Barbarossa
E’ dagli anni di Mister Wolf e "Pulp fiction" che al cinema non emergeva un personaggio cult come quello che ci regala Renzo Martinelli con Siniscalco Barozzi. Nobile milanese ricordato nella storia per avere tradito i suoi concittadini aiutando l’invasore Federico Barbarossa a distruggere il capoluogo lombardo nel 1162, questo personaggio è il vero punto di forza dell’eponima pellicola "Barbarossa". E’ lui il chiavistello di quell’autoironia con cui Martinelli alleggerisce i suoi centoquaranta minuti sulla composizione della Lega lombarda da parte dell’eroe Alberto da Giussano, ovvero quando vari comuni, fino ad allora indipendenti e spesso in conflitto spesso tra loro, si unirono per respingere il Sacro Romano impero germanico. Legnano 29 Maggio 1176. Quel giorno anche Siniscalco Barozzi morì, almeno secondo il film.
Partiamo da un personaggio minore per parlare di "Barbarossa" perché sono i dettagli a rendere questo film incredibile. Come in molti sapranno si tratta di un film voluto fortemente dalla Lega Nord (da Bossi in particolare), che ha fatto dell’evento storico qui trattato il punto di partenza per tutta la propria iconografia. Il carroccio, il giuramento di Pontida, Alberto da Giussano (la cui statua a Legnano è raffigurata nel simbolo del partito) e così via sono riferimenti che nascono tutti da questo episodio. Parlarne senza legarlo esplicitamente, in qualche modo, all’oggi era inevitabile visto che il film, costato 30 milioni di dollari, è stato coprodotto dalla Rai e ha avuto il contributo del Ministero per i beni e le attività culturali (e se non incasserà, cosa dirà stavolta Brunetta?). Ecco quindi che nell’epica, si inserisce la politica.
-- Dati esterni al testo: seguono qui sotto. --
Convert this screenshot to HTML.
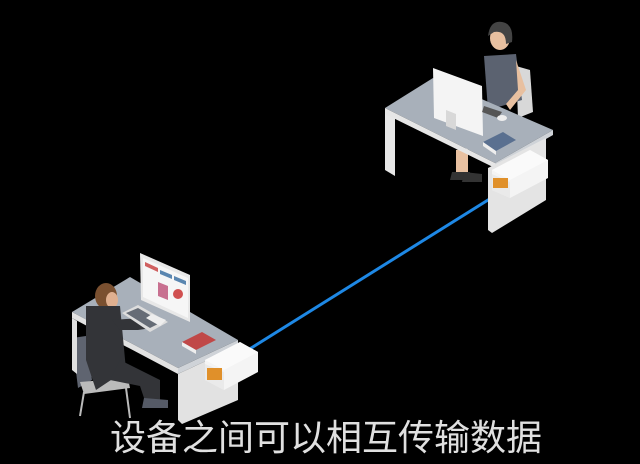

Abbiamo il classico "Roma ladrona" (buttato lì all’interno della frase: "Barbarossa... un oppressore tiranno, ridotto a simbolo di Roma ladrona"), "Libertà contro l’invasore e le tasse" e tante altre piccole frasi di apologia sul popolo lombardo, o di rabbia con chi se ne approfitta. L’impianto è quello di un film a tesi, fatto più per vedere su pellicola l’esaltazione di persone e fatti che per scavare dietro di essi, costruire un universo di significati e significanti che vadano al di là della semplice superficie, di ciò che è facilmente subito assimilabile da tutti. Chi ci vuol vedere la gloria e la forza li troverà, chi invece cercherà un’interpretazione di un momento cardine della storia d’Italia, si dovrà accontentare invece una storia romanzata e inverosimile in cui una donna ha visioni da Cassandra, le spade riflettono il fuoco e un castello bombardato notte e giorno, la mattina dopo è di nuovo completamente intatto.
Martinelli non è uno sprovveduto, sa gestire le scene di massa e riesce, talvolta a costruire sequenze quantomeno interessanti, ma il montaggio, e soprattutto la sceneggiatura e i suoi dialoghi, sono completamente sotto il livello di guardia. Al Siniscalco Barozzi di cui parlavamo nella premessa, viene continuamente ripetuto nome e cognome come in una parodia di Maccio Capatonda. Nel sorprendente finale, quando si scopre chi si nasconde dietro l’armatura di un soldato, quel "hanno bruciato un’altra", appare così assurdo da suscitare risate, così come il discorso introduttivo di Alberto prima di convincere la sua donna a farsi sposare. E vogliamo parlare di quel grido "Libertà!" di braveheartiana momoria? Tanti scivoloni che alla fine rendono "Barbarossa" un film di bassa, lega.

La frase: "Sire, Milano è la porta della Sicilia".